• [What is asked]:
Set the lines down again exactly, first line through the line that contains "fig = go.Figure()", with no pictures.

• [Data provided]:
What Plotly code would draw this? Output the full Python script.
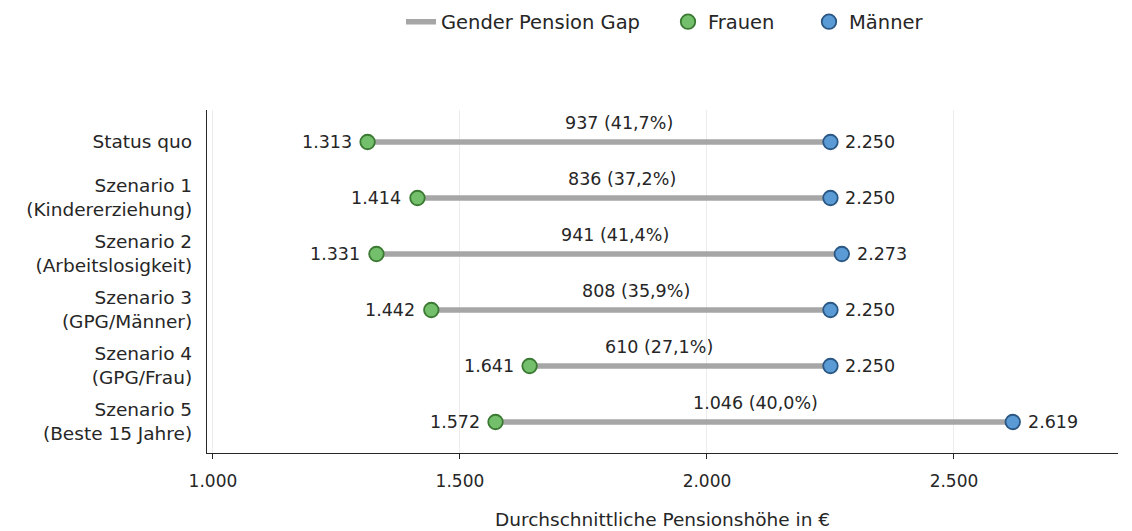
import plotly.graph_objects as go

categories = ["Status quo", "Szenario 1<br>(Kindererziehung)", "Szenario 2<br>(Arbeitslosigkeit)",
              "Szenario 3<br>(GPG/Männer)", "Szenario 4<br>(GPG/Frau)", "Szenario 5<br>(Beste 15 Jahre)"]
frauen = [1313, 1414, 1331, 1442, 1641, 1572]
maenner = [2250, 2250, 2273, 2250, 2250, 2619]
frauen_labels = ["1.313", "1.414", "1.331", "1.442", "1.641", "1.572"]
maenner_labels = ["2.250", "2.250", "2.273", "2.250", "2.250", "2.619"]
gap_labels = ["937 (41,7%)", "836 (37,2%)", "941 (41,4%)", "808 (35,9%)", "610 (27,1%)", "1.046 (40,0%)"]
x_ticks = [1000, 1500, 2000, 2500]
x_ticklabels = ["1.000", "1.500", "2.000", "2.500"]

# manual nudges (px) of the gap labels, as placed in the original
gap_label_nudge = [20, -2, 6, 5, -21, 1]

FONT = "DejaVu Sans"
TXT = "#262626"
FS = 17.5

fig = go.Figure()

lx, ly = [], []
for c, w, m in zip(categories, frauen, maenner):
    lx += [w, m, None]
    ly += [c, c, None]
fig.add_trace(go.Scatter(x=lx, y=ly, mode="lines", name="Gender Pension Gap", legend="legend",
                         showlegend=True,
                         line=dict(color="#a6a6a6", width=5.5), hoverinfo="skip"))

fig.add_trace(go.Scatter(x=frauen, y=categories, mode="markers", name="Frauen", legend="legend2",
                         showlegend=True,
                         marker=dict(size=14.5, color="#74bf6b", line=dict(color="#3a7a32", width=1.8))))
fig.add_trace(go.Scatter(x=maenner, y=categories, mode="markers", name="Männer", legend="legend3",
                         showlegend=True,
                         marker=dict(size=14.5, color="#5b9bd5", line=dict(color="#2a5783", width=1.8))))

for c, w, m, fl, ml, gl, nd in zip(categories, frauen, maenner, frauen_labels, maenner_labels,
                                   gap_labels, gap_label_nudge):
    fig.add_annotation(x=w, y=c, text=fl, showarrow=False, xanchor="right", xshift=-14,
                       font=dict(family=FONT, size=FS, color=TXT))
    fig.add_annotation(x=m, y=c, text=ml, showarrow=False, xanchor="left", xshift=13,
                       font=dict(family=FONT, size=FS, color=TXT))
    fig.add_annotation(x=(w + m) / 2, y=c, text=gl, showarrow=False, yshift=19, xshift=nd,
                       font=dict(family=FONT, size=FS, color=TXT))

W, H = 1124, 523
leg_common = dict(orientation="h", yref="container", y=1 - 14 / H, yanchor="middle", xref="container",
                  xanchor="left", font=dict(family=FONT, size=19.5, color=TXT), itemwidth=30,
                  bgcolor="rgba(0,0,0,0)", visible=True)
fig.update_layout(
    width=W, height=H,
    showlegend=True,
    margin=dict(l=199, r=14, t=102, b=78),
    plot_bgcolor="white", paper_bgcolor="white",
    separators=",.",
    font=dict(family=FONT, size=FS, color=TXT),
    legend=dict(leg_common, x=393 / W),
    legend2=dict(leg_common, x=660 / W),
    legend3=dict(leg_common, x=801 / W),
    xaxis=dict(range=[988, 2832], tickvals=x_ticks, ticktext=x_ticklabels,
               automargin=False,
               showgrid=True, gridcolor="#ececec", gridwidth=1,
               showline=True, linecolor="#262626", linewidth=1.3,
               ticks="outside", ticklen=5, tickcolor="#262626",
               ticklabelstandoff=7,
               zeroline=False, tickfont=dict(family=FONT, size=17, color=TXT),
               title=dict(text="Durchschnittliche Pensionshöhe in €", standoff=23,
                          font=dict(family=FONT, size=18.5, color=TXT))),
    yaxis=dict(categoryorder="array", categoryarray=categories, range=[5.554, -0.571],
               automargin=False,
               showgrid=False, showline=True, linecolor="#262626", linewidth=1.3,
               ticks="", ticklabelstandoff=10, zeroline=False,
               tickfont=dict(family=FONT, size=18.5, color=TXT)),
)

fig.write_html("out.html")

• [Complete response]:
What Plotly code would draw this? Output the full Python script.
import plotly.graph_objects as go

categories = ["Status quo", "Szenario 1<br>(Kindererziehung)", "Szenario 2<br>(Arbeitslosigkeit)",
              "Szenario 3<br>(GPG/Männer)", "Szenario 4<br>(GPG/Frau)", "Szenario 5<br>(Beste 15 Jahre)"]
frauen = [1313, 1414, 1331, 1442, 1641, 1572]
maenner = [2250, 2250, 2273, 2250, 2250, 2619]
frauen_labels = ["1.313", "1.414", "1.331", "1.442", "1.641", "1.572"]
maenner_labels = ["2.250", "2.250", "2.273", "2.250", "2.250", "2.619"]
gap_labels = ["937 (41,7%)", "836 (37,2%)", "941 (41,4%)", "808 (35,9%)", "610 (27,1%)", "1.046 (40,0%)"]
x_ticks = [1000, 1500, 2000, 2500]
x_ticklabels = ["1.000", "1.500", "2.000", "2.500"]

# manual nudges (px) of the gap labels, as placed in the original
gap_label_nudge = [20, -2, 6, 5, -21, 1]

FONT = "DejaVu Sans"
TXT = "#262626"
FS = 17.5

fig = go.Figure()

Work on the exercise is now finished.